School Funding Formula Needs Reform

David J. Valesky

September 15, 2005

As teachers and children begin another school year it is also time for those of us in state government to refocus on what we can do to improve our schools and better prepare our children for the future.
Right now, I believe we are not doing enough.

One simple example is the issue of school supplies. Due to tight budgets, many school districts have cut spending on classroom supplies. This forces dedicated teachers to spend money out of their own pocket to benefit their students. The federal government already allows an income tax credit for classroom supplies; I sponsored a bill that would allow a similar credit on state taxes.

But this barely scratches the surface of the problems faced by our public schools.
While we have many great teachers and excellent schools across our region, other schools -- both urban and rural -- teach children in dilapidated buildings, temporary trailers, and overcrowded classrooms. Meanwhile, taxpayers across our state continue to pay higher and higher school tax bills as all school districts face increased energy costs and skyrocketing medical expenses.

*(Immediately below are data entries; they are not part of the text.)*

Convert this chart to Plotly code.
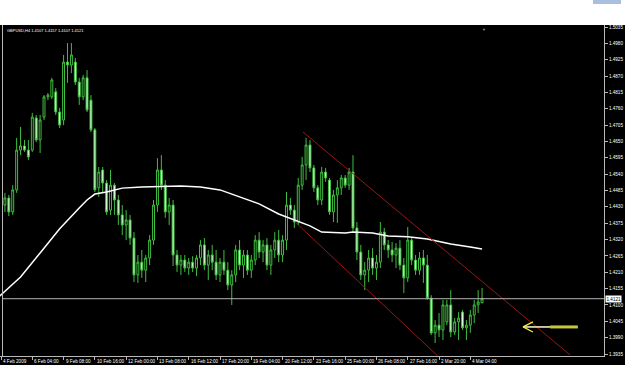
import plotly.graph_objects as go

# ---------------- data ----------------
bars = list(range(1, 124))
opens = [1.4436,1.4460,1.4413,1.4487,1.4621,1.4635,1.4621,1.4621,1.4729,1.4655,
         1.4732,1.4800,1.4800,1.4817,1.4749,1.4722,1.4917,1.4907,1.4917,1.4850,
         1.4800,1.4864,1.4789,1.4689,1.4494,1.4554,1.4510,1.4419,1.4503,1.4453,
         1.4403,1.4369,1.4386,1.4325,1.4201,1.4244,1.4217,1.4258,1.4318,1.4436,
         1.4554,1.4503,1.4413,1.4436,1.4268,1.4234,1.4251,1.4224,1.4244,1.4224,
         1.4258,1.4302,1.4234,1.4268,1.4244,1.4201,1.4244,1.4217,1.4167,1.4201,
         1.4285,1.4234,1.4268,1.4217,1.4251,1.4318,1.4278,1.4302,1.4234,1.4285,
         1.4318,1.4268,1.4318,1.4436,1.4419,1.4379,1.4503,1.4571,1.4638,1.4561,
         1.4494,1.4453,1.4547,1.4520,1.4413,1.4470,1.4494,1.4527,1.4503,1.4547,
         1.4359,1.4278,1.4201,1.4217,1.4258,1.4224,1.4244,1.4345,1.4302,1.4285,
         1.4268,1.4291,1.4234,1.4191,1.4318,1.4251,1.4217,1.4258,1.4234,1.4123,
         1.4006,1.4032,1.4016,1.4043,1.4100,1.4009,1.4043,1.4076,1.4023,1.4032,
         1.4066,1.4100,1.4107]
highs = [1.4477,1.4470,1.4503,1.4662,1.4699,1.4655,1.4655,1.4746,1.4739,1.4739,
         1.4806,1.4813,1.4864,1.4830,1.4763,1.4941,1.4981,1.4981,1.4931,1.4864,
         1.4874,1.4890,1.4806,1.4695,1.4564,1.4564,1.4520,1.4554,1.4510,1.4470,
         1.4436,1.4419,1.4403,1.4345,1.4268,1.4285,1.4268,1.4335,1.4453,1.4594,
         1.4604,1.4520,1.4460,1.4453,1.4285,1.4268,1.4268,1.4258,1.4264,1.4268,
         1.4318,1.4325,1.4285,1.4302,1.4285,1.4258,1.4285,1.4244,1.4217,1.4302,
         1.4318,1.4285,1.4285,1.4268,1.4335,1.4345,1.4318,1.4325,1.4302,1.4345,
         1.4352,1.4335,1.4480,1.4460,1.4436,1.4527,1.4598,1.4662,1.4655,1.4571,
         1.4503,1.4564,1.4561,1.4527,1.4487,1.4520,1.4537,1.4537,1.4561,1.4604,
         1.4379,1.4302,1.4244,1.4285,1.4291,1.4268,1.4379,1.4359,1.4318,1.4312,
         1.4308,1.4318,1.4258,1.4362,1.4325,1.4268,1.4278,1.4285,1.4268,1.4133,
         1.4049,1.4073,1.4117,1.4117,1.4150,1.4056,1.4076,1.4083,1.4049,1.4083,
         1.4117,1.4150,1.4157]
lows = [1.4413,1.4399,1.4403,1.4477,1.4604,1.4615,1.4588,1.4615,1.4648,1.4611,
        1.4722,1.4789,1.4793,1.4739,1.4695,1.4705,1.4847,1.4880,1.4840,1.4773,
        1.4789,1.4749,1.4682,1.4480,1.4463,1.4477,1.4403,1.4403,1.4403,1.4369,
        1.4335,1.4318,1.4302,1.4177,1.4174,1.4191,1.4177,1.4234,1.4302,1.4413,
        1.4487,1.4393,1.4369,1.4231,1.4211,1.4201,1.4211,1.4201,1.4211,1.4197,
        1.4234,1.4217,1.4184,1.4217,1.4184,1.4177,1.4201,1.4150,1.4100,1.4177,
        1.4217,1.4191,1.4201,1.4191,1.4234,1.4258,1.4244,1.4217,1.4201,1.4258,
        1.4244,1.4244,1.4285,1.4403,1.4359,1.4369,1.4487,1.4520,1.4547,1.4480,
        1.4436,1.4436,1.4514,1.4403,1.4379,1.4376,1.4470,1.4494,1.4487,1.4345,
        1.4251,1.4184,1.4150,1.4177,1.4201,1.4184,1.4224,1.4285,1.4258,1.4244,
        1.4224,1.4217,1.4140,1.4177,1.4234,1.4201,1.4201,1.4174,1.4117,1.3999,
        1.3972,1.3992,1.3982,1.4032,1.3992,1.3999,1.3982,1.4016,1.3982,1.4006,
        1.4039,1.4073,1.4107]
closes = [1.4460,1.4413,1.4487,1.4621,1.4635,1.4621,1.4598,1.4732,1.4655,1.4722,
          1.4800,1.4806,1.4857,1.4749,1.4705,1.4917,1.4907,1.4941,1.4850,1.4800,
          1.4864,1.4756,1.4689,1.4487,1.4547,1.4510,1.4413,1.4503,1.4453,1.4403,
          1.4369,1.4386,1.4325,1.4201,1.4244,1.4217,1.4258,1.4318,1.4436,1.4554,
          1.4503,1.4413,1.4436,1.4268,1.4234,1.4251,1.4224,1.4244,1.4224,1.4258,
          1.4302,1.4234,1.4268,1.4244,1.4201,1.4244,1.4217,1.4167,1.4201,1.4285,
          1.4234,1.4268,1.4217,1.4251,1.4318,1.4278,1.4302,1.4234,1.4285,1.4318,
          1.4268,1.4318,1.4436,1.4419,1.4379,1.4503,1.4571,1.4638,1.4561,1.4494,
          1.4453,1.4547,1.4527,1.4413,1.4470,1.4494,1.4527,1.4503,1.4547,1.4359,
          1.4278,1.4201,1.4217,1.4258,1.4224,1.4244,1.4345,1.4302,1.4285,1.4268,
          1.4291,1.4234,1.4191,1.4318,1.4251,1.4217,1.4258,1.4234,1.4123,1.4006,
          1.4032,1.4016,1.4100,1.4100,1.4009,1.4043,1.4056,1.4023,1.4032,1.4066,
          1.4100,1.4110,1.4121]

# moving average, read at points along the line
ma_bars = [-0.3, 5, 10, 15, 20, 22, 24, 27, 31, 36, 46, 51, 56, 61, 66, 71, 75, 79,
           82, 88, 90, 95, 99, 104, 109, 115, 120, 123]
ma_vals = [1.4130, 1.4194, 1.4275, 1.4356, 1.4426, 1.4453, 1.4473, 1.4480, 1.4493,
           1.4497, 1.4500, 1.4497, 1.4487, 1.4463, 1.4440, 1.4406, 1.4386, 1.4366,
           1.4345, 1.4342, 1.4345, 1.4342, 1.4332, 1.4329, 1.4322, 1.4305, 1.4295, 1.4288]

# trend channel
chan_up_bars = [77.2, 145.5]
chan_up_vals = [1.4682, 1.3932]
chan_lo_bars = [75.2, 111.7]
chan_lo_vals = [1.4379, 1.3928]

# arrow object
arrow_head_bar, arrow_head_val = 133.5, 1.4026
arrow_arm_bar = 136.0
arrow_arm_vals = [1.4043, 1.4009]
arrow_mid_bar = 140.4
arrow_tail_bar = 147.5

current_price = 1.4121
title_text = "GBPUSD,H4 1.4107 1.4157 1.4107 1.4121"

x_tick_vals = list(range(0, 121, 8))
x_tick_text = ["4 Feb 2009", "6 Feb 04:00", "9 Feb 08:00", "10 Feb 16:00", "12 Feb 00:00",
               "13 Feb 08:00", "16 Feb 12:00", "17 Feb 20:00", "19 Feb 04:00",
               "20 Feb 12:00", "23 Feb 16:00", "25 Feb 00:00", "26 Feb 08:00",
               "27 Feb 16:00", "2 Mar 20:00", "4 Mar 04:00"]
y_tick_vals = [round(1.5035 - 0.0055 * k, 4) for k in range(21)]
y_tick_text = ["%.4f" % v for v in y_tick_vals]

# ---------------- figure ----------------
W, H = 625, 391
ML, MR, MT, MB = 0, 21, 25, 35
pw, ph = W - ML - MR, H - MT - MB

FONT = "Liberation Sans"
TICK_SIZE = 4.6
GREEN = "#3fbf3f"

fig = go.Figure()

fig.add_trace(go.Candlestick(
    x=bars, open=opens, high=highs, low=lows, close=closes,
    increasing=dict(line=dict(color=GREEN, width=1), fillcolor="#000000"),
    decreasing=dict(line=dict(color=GREEN, width=1), fillcolor="#e4ffe4"),
    whiskerwidth=0, showlegend=False, hoverinfo="skip"))

fig.add_trace(go.Scatter(x=ma_bars, y=ma_vals, mode="lines",
                         line=dict(color="#ffffff", width=1.5), showlegend=False, hoverinfo="skip"))

RED = "#9a1515"
fig.add_trace(go.Scatter(x=chan_up_bars, y=chan_up_vals, mode="lines",
                         line=dict(color=RED, width=1), showlegend=False, hoverinfo="skip"))
fig.add_trace(go.Scatter(x=chan_lo_bars, y=chan_lo_vals, mode="lines",
                         line=dict(color=RED, width=1), showlegend=False, hoverinfo="skip"))

# arrow
fig.add_trace(go.Scatter(x=[arrow_mid_bar, arrow_tail_bar], y=[arrow_head_val, arrow_head_val],
                         mode="lines", line=dict(color="#c8c83a", width=3),
                         showlegend=False, hoverinfo="skip"))
fig.add_trace(go.Scatter(x=[arrow_head_bar, arrow_mid_bar], y=[arrow_head_val, arrow_head_val],
                         mode="lines", line=dict(color="#ffffc8", width=1.5),
                         showlegend=False, hoverinfo="skip"))
fig.add_trace(go.Scatter(x=[arrow_arm_bar, arrow_head_bar, arrow_arm_bar],
                         y=[arrow_arm_vals[0], arrow_head_val, arrow_arm_vals[1]],
                         mode="lines", line=dict(color="#f0f040", width=1.3),
                         showlegend=False, hoverinfo="skip"))

x0 = -1 / 3.911
x1 = (pw - 1) / 3.911
y_per_px = 0.0055 / 16.35
ytop = 1.5035 + 2 * y_per_px
ybot = 1.3935 - 2 * y_per_px

shapes = [
    dict(type="rect", xref="paper", yref="paper", x0=-0.01, x1=W / pw + 0.01,
         y0=-(365 - (H - MB)) / ph, y1=1.0,
         fillcolor="#000000", line=dict(width=0), layer="below"),
    dict(type="rect", xref="paper", yref="paper", x0=593 / pw, x1=621 / pw,
         y0=1 + 21 / ph, y1=1 + 25 / ph, fillcolor="#a8c0dc", line=dict(width=0)),
    dict(type="line", xref="paper", yref="paper", x0=2.5 / pw, x1=2.5 / pw, y0=0, y1=1,
         line=dict(color="#b8b8b8", width=1)),
    dict(type="line", xref="paper", yref="y", x0=0.004, x1=1, y0=current_price, y1=current_price,
         line=dict(color="#b4b4b4", width=1)),
]

annotations = [
    dict(text=title_text, xref="paper", yref="paper", x=5 / pw, y=1, xanchor="left",
         yanchor="top", yshift=-1, showarrow=False, font=dict(family=FONT, size=4, color="#ffffff")),
    dict(text="%.4f" % current_price, xref="paper", yref="y", x=1, y=current_price,
         xanchor="left", yanchor="middle", xshift=1, showarrow=False, bgcolor="#ffffff",
         borderpad=0.5, font=dict(family=FONT, size=TICK_SIZE, color="#000000")),
    dict(text="\u25BC", xref="x", yref="paper", x=bars[-1] + 0.5, y=1, yanchor="top",
         showarrow=False, font=dict(size=4, color="#9a9a9a")),
]
for tv, tt in zip(x_tick_vals, x_tick_text):
    annotations.append(dict(text=tt, xref="x", yref="paper", x=tv, y=0, xanchor="left",
                            yanchor="top", xshift=0, yshift=-1, showarrow=False,
                            font=dict(family=FONT, size=TICK_SIZE, color="#ffffff")))

fig.update_layout(
    width=W, height=H, margin=dict(l=ML, r=MR, t=MT, b=MB, pad=0),
    paper_bgcolor="#ffffff", plot_bgcolor="#000000",
    shapes=shapes, annotations=annotations,
    xaxis=dict(range=[x0, x1], showgrid=False, zeroline=False, rangeslider=dict(visible=False),
               showline=True, linecolor="#b8b8b8", linewidth=1, ticks="outside", ticklen=3,
               tickcolor="#b8b8b8", tickvals=x_tick_vals, showticklabels=False),
    yaxis=dict(range=[ybot, ytop], side="right", showgrid=False, zeroline=False,
               showline=True, linecolor="#b8b8b8", linewidth=1, ticks="outside", ticklen=3,
               tickcolor="#b8b8b8", tickvals=y_tick_vals, ticktext=y_tick_text,
               tickfont=dict(family=FONT, size=TICK_SIZE, color="#ffffff")),
)

fig.write_html("out.html")
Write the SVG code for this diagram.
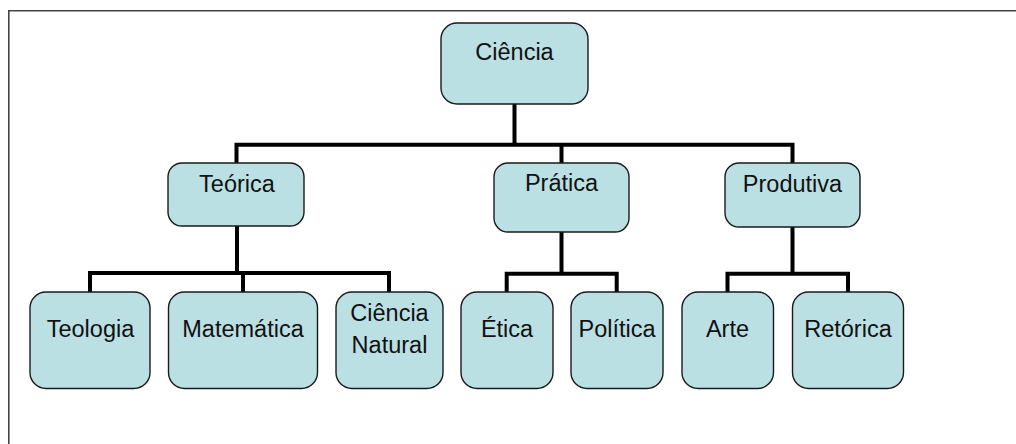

At the crux of our education funding dilemma is a broken state school funding formula. The funding problem is so bad that -- due to the Campaign for Fiscal Equity decision -- the state has been ordered by its own courts to change the funding formula just to comply with our state constitution.

It is outrageous that a court has had to step in to resolve an issue that the Legislature should be addressing on its own. But there is no way around the issue. New York's education funding formula is in desperate need of reform.

The problems in the New York City schools make a lot of headlines, but school districts all across upstate are facing the same problem. In a recent study approximately 78 percent of New York’s school districts need more money to provide an adequate education.

Rural and urban districts alike are being shortchanged every year by an archaic state funding formula that only rewards a few affluent and well-connected districts.

Back to school time should serve as a reminder to everyone in government that one of our most important responsibilities is ensuring all students receive access to a quality education. As the new Legislative session looms on the horizon, it is incumbent on Albany to make education funding reform a top priority.